The relationship I have with cinema is very self-reflexive. Cinema, in some ways, has taken over everything in my life. And that happened very gradually without me realizing. Some people can be very professional, and keep their career and personal life apart. But for me, there is no line dividing the two anymore. Even if there is one, the line is very forced. So I find myself belonging, or succumbing, to the world of cinema, though I don’t know if it’s for better or for worse. Do you know what I mean?
I think I do. Even in the film, there are parts where you don’t know whether you are watching a movie, or a movie-within-a-movie, or if it’s just real life.
But I have to say, quite a bit of it is fiction. People sometimes think it is very autobiographical, but as a filmmaker, or a writer, you do exaggerate the parts you think are more interesting. If I were to tell a story about my life, it would be very boring. [Laughs] This is not my life.

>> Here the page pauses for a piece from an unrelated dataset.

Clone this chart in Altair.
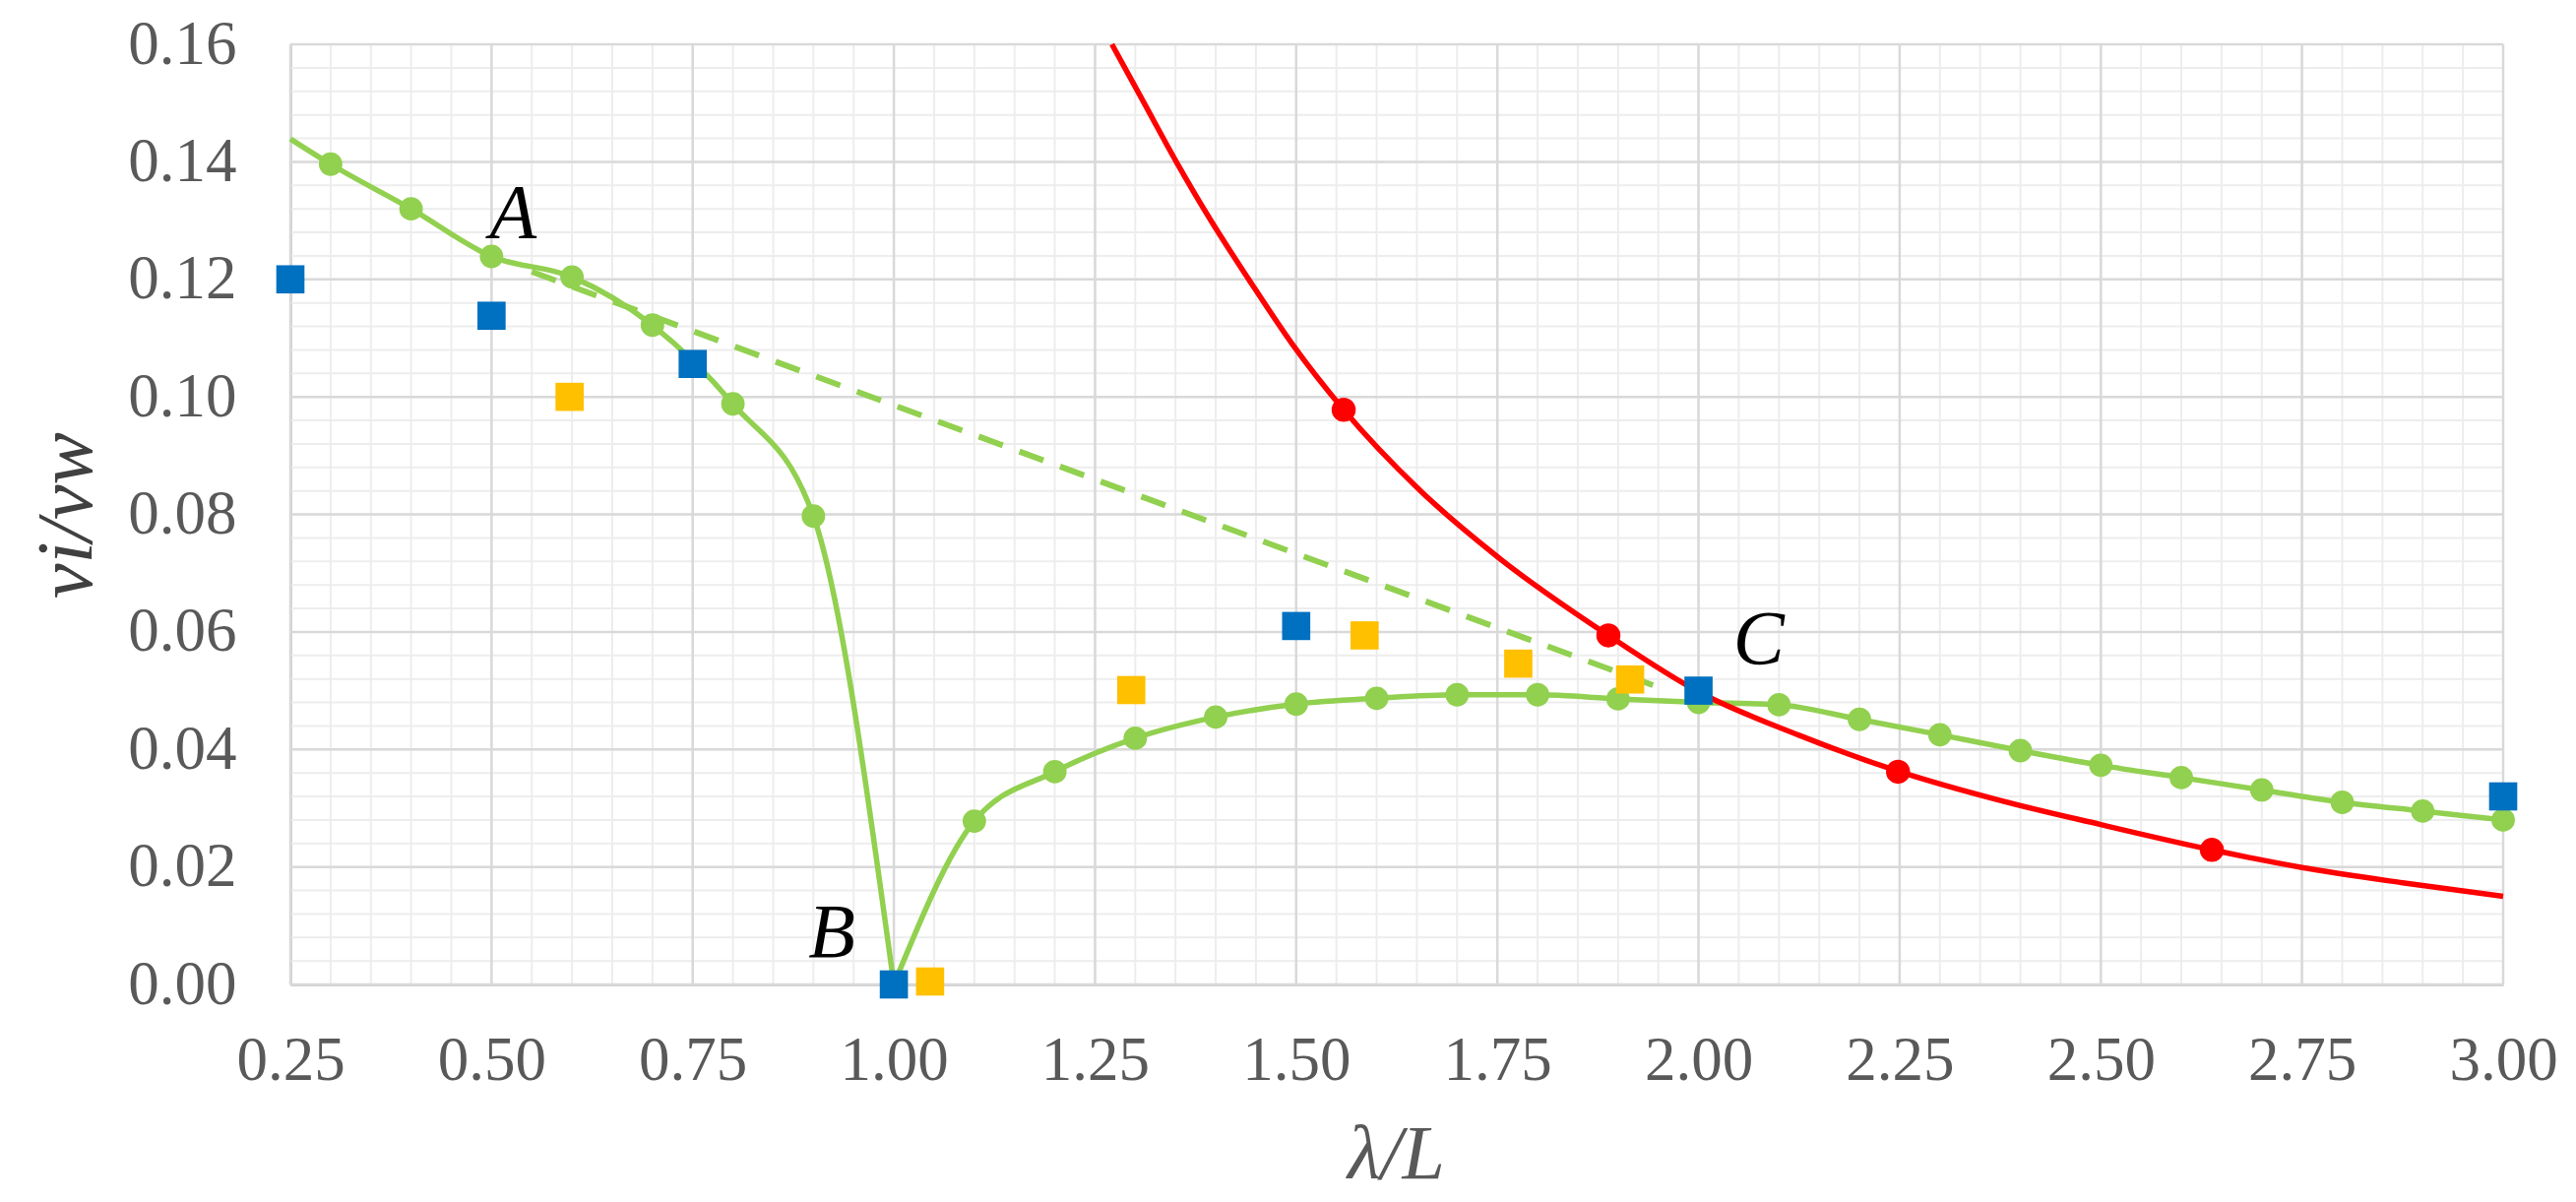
import altair as alt
import pandas as pd

# ---------------- data ----------------
X_TICKS = [0.25, 0.50, 0.75, 1.00, 1.25, 1.50, 1.75, 2.00, 2.25, 2.50, 2.75, 3.00]
Y_TICKS = [0.00, 0.02, 0.04, 0.06, 0.08, 0.10, 0.12, 0.14, 0.16]

# green curve, upper branch (A -> B)
green_up_x = [0.25, 0.3, 0.4, 0.5, 0.6, 0.7, 0.8, 0.9, 1.0]
green_up_y = [0.1439, 0.1396, 0.1320, 0.1239, 0.1204, 0.1122, 0.0988, 0.0797, 0.0]

# green curve, lower branch (B -> C -> 3.0)
green_lo_x = [1.0, 1.1, 1.2, 1.3, 1.4, 1.5, 1.6, 1.7, 1.8, 1.9, 2.0,
              2.1, 2.2, 2.3, 2.4, 2.5, 2.6, 2.7, 2.8, 2.9, 3.0]
green_lo_y = [0.0, 0.0278, 0.0362, 0.0419, 0.0455, 0.0477, 0.0487, 0.0493, 0.0493, 0.0486, 0.0480,
              0.0476, 0.0451, 0.0425, 0.0398, 0.0373, 0.0352, 0.0331, 0.0310, 0.0295, 0.0280]

# green dashed line A -> C
dash_x = [0.55, 1.95]
dash_y = [0.1213, 0.0506]

# red curve
red_line_x = [1.271, 1.311, 1.351, 1.394, 1.441, 1.495, 1.559, 1.653, 1.75, 1.888,
              2.0, 2.125, 2.25, 2.375, 2.5, 2.638, 2.75, 2.875, 3.0]
red_line_y = [0.160, 0.150, 0.140, 0.130, 0.120, 0.109, 0.0978, 0.0842, 0.0728, 0.0594,
              0.0498, 0.0424, 0.0362, 0.0313, 0.0272, 0.0229, 0.0199, 0.0173, 0.0150]
red_pt_x = [1.559, 1.888, 2.248, 2.638]
red_pt_y = [0.0978, 0.0594, 0.0362, 0.0229]

# blue squares
blue_x = [0.25, 0.50, 0.75, 1.00, 1.50, 2.00, 3.00]
blue_y = [0.1200, 0.1138, 0.1056, 0.0000, 0.0610, 0.0500, 0.0320]

# orange squares
orange_x = [0.597, 1.045, 1.295, 1.585, 1.776, 1.915]
orange_y = [0.1000, 0.0005, 0.0501, 0.0594, 0.0546, 0.0519]

# point labels
lab_text = ["A", "B", "C"]
lab_x = [0.527, 0.923, 2.075]
lab_y = [0.131, 0.0085, 0.0585]

# ---------------- styling ----------------
FONT = "Liberation Serif"
GREEN = "#92D050"
RED = "#FF0000"
BLUE = "#0070C0"
ORANGE = "#FFC000"
TXT = "#595959"

x_minor = [round(0.25 + 0.05 * i, 4) for i in range(56)]
y_minor = [round(0.004 * i, 4) for i in range(41)]

xs = alt.Scale(domain=[0.25, 3.0], nice=False, zero=False)
ys = alt.Scale(domain=[0.0, 0.16], nice=False)

x_axis = alt.Axis(
    values=X_TICKS, format=".2f", grid=False, ticks=False,
    domainColor="#BFBFBF", domainWidth=2.5,
    labelFont=FONT, labelFontSize=63, labelColor=TXT, labelPadding=46,
    labelFlush=False, labelOverlap=False,
    title="λ/L", titleFont=FONT, titleFontSize=78, titleFontStyle="italic",
    titleFontWeight="normal", titleColor=TXT,
    titleX=1123, titleY=196, titleBaseline="alphabetic", titleAlign="center",
)
y_axis = alt.Axis(
    values=Y_TICKS, format=".2f", grid=False, ticks=False,
    domainColor="#BFBFBF", domainWidth=2.5,
    labelFont=FONT, labelFontSize=63, labelColor=TXT, labelPadding=55,
    labelFlush=False, labelOverlap=False,
    title="vi/vw", titleFont=FONT, titleFontSize=80, titleFontStyle="italic",
    titleFontWeight="normal", titleColor="#404040",
    titleAngle=-90, titleX=-203, titleY=478, titleBaseline="alphabetic", titleAlign="center",
)

def X():
    return alt.X("x:Q", scale=xs, axis=x_axis)

def Y():
    return alt.Y("y:Q", scale=ys, axis=y_axis)

minor_v = alt.Chart(pd.DataFrame({"x": x_minor})).mark_rule(color="#EDEDED", strokeWidth=2).encode(x=X())
minor_h = alt.Chart(pd.DataFrame({"y": y_minor})).mark_rule(color="#EDEDED", strokeWidth=2).encode(y=Y())
major_v = alt.Chart(pd.DataFrame({"x": X_TICKS})).mark_rule(color="#D9D9D9", strokeWidth=2.5).encode(x=X())
major_h = alt.Chart(pd.DataFrame({"y": Y_TICKS})).mark_rule(color="#D9D9D9", strokeWidth=2.5).encode(y=Y())

dashed = alt.Chart(pd.DataFrame({"x": dash_x, "y": dash_y})).mark_line(
    color=GREEN, strokeWidth=6, strokeDash=[26, 18]).encode(x=X(), y=Y())
green_up = alt.Chart(pd.DataFrame({"x": green_up_x, "y": green_up_y})).mark_line(
    color=GREEN, strokeWidth=5.5, interpolate="monotone").encode(x=X(), y=Y())
green_lo = alt.Chart(pd.DataFrame({"x": green_lo_x, "y": green_lo_y})).mark_line(
    color=GREEN, strokeWidth=5.5, interpolate="monotone").encode(x=X(), y=Y())
green_pts = alt.Chart(pd.DataFrame({"x": green_up_x[1:] + green_lo_x[1:],
                                    "y": green_up_y[1:] + green_lo_y[1:]})).mark_circle(
    color=GREEN, size=570, opacity=1).encode(x=X(), y=Y())

red_line = alt.Chart(pd.DataFrame({"x": red_line_x, "y": red_line_y})).mark_line(
    color=RED, strokeWidth=5.5, interpolate="monotone").encode(x=X(), y=Y())
red_pts = alt.Chart(pd.DataFrame({"x": red_pt_x, "y": red_pt_y})).mark_circle(
    color=RED, size=600, opacity=1).encode(x=X(), y=Y())

orange = alt.Chart(pd.DataFrame({"x": orange_x, "y": orange_y})).mark_point(
    shape="square", filled=True, color=ORANGE, size=820, opacity=1).encode(x=X(), y=Y())
blue = alt.Chart(pd.DataFrame({"x": blue_x, "y": blue_y})).mark_point(
    shape="square", filled=True, color=BLUE, size=820, opacity=1).encode(x=X(), y=Y())

labels = alt.Chart(pd.DataFrame({"x": lab_x, "y": lab_y, "t": lab_text})).mark_text(
    font=FONT, fontSize=78, fontStyle="italic", color="black", align="center", baseline="middle"
).encode(x=X(), y=Y(), text="t:N")

chart = alt.layer(
    minor_v, minor_h, major_v, major_h,
    dashed, green_up, green_lo, green_pts,
    red_line, red_pts, orange, blue, labels,
).properties(
    width=2248, height=955,
    padding={"left": 287, "top": 37, "right": 60, "bottom": 218},
    autosize=alt.AutoSizeParams(type="none"),
    background="white",
).configure_view(stroke=None)

chart.save("out.html", embed_options={"renderer": "svg", "actions": False})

There are many characters who are either not aware of, or whose lives are not directly related to, that collective memory of Thailand’s past. Why did you choose to depict history through people who may not know that they are being weighed down by it?
I think it has to do with the fact that the political climate in Thailand is one of suppression. You can say that these people seem very indifferent to their past, or what’s going on socially in society. On the other hand, I wanted to contrast the present day, the general sense of helplessness, as well as the characters being unaware, with the burden of history. Maybe the characters don’t know but the viewers do know, and in a way, I wanted to grant more access to the viewer than the characters.
The film deals with the recurring theme of birth, death, and rebirth. Technically, the movie itself also reborn as different formats, most memorably with a montage of glitches at the film’s end. Was the use of this technique a matter of personal preference or a deliberate choice?
I’m sure it’s at the back of my mind, but it’s never really my deliberate attempt to have varied styles. There is the cycle of life and death and deconstruction, but it really goes back to this film being an ode to cinema. That is why there is, in the film, a mini-film. I wanted to cover the different periods of cinema, to the present day, where it is all digital, which is how the film ends.
Many people have compared you to Apichatpong Weerasethakul, but Thai cinema is very vast and diverse. Do you have any favorite Thai films or filmmakers?
[Laughs] I think it is an honor to be compared to Apichatpong. I love his work. But I never deliberately try to extract, or even to articulate and be very technical about it. To be honest, when I watch his films, I’m very moved emotionally, and it’s not anything technical. I identify with it immediately, and I never dissect how it works. So I would say he is my favorite Thai filmmaker, but I don’t study his work intently.
Some of the shots in the film behind the glass window reminded me of Syndromes and a Century.
That’s funny, because that’s my least favorite film of his! [Laughs] I liked it a lot, I like all his work. But Tropical Malady is my favorite film by him.
“By the Time It Gets Dark” is also the title of a Yo La Tengo song, originally by Sandy Denny. There is a wide variety of music throughout this film and your previous work, with even your short Graceland harkening back to Elvis Presley. What role does music play in your films?
Even though I’m not a musician at all, I get inspired by music. I’m pretty helpless when it comes to music, but I think music is very evocative on a personal level. When I hear a note or song, I feel an emotion, and from that point onwards, I can start; I have an image in my head. Usually, that is how I begin my projects: with an image that comes from a song.
What image showed up when you heard “By the Time It Gets Dark”?
Actually I shot it, but it didn’t make it into the film. In one version, it was the last shot, but I decided against it—it happens. It was a shot of a motorway, with traffic coming and going.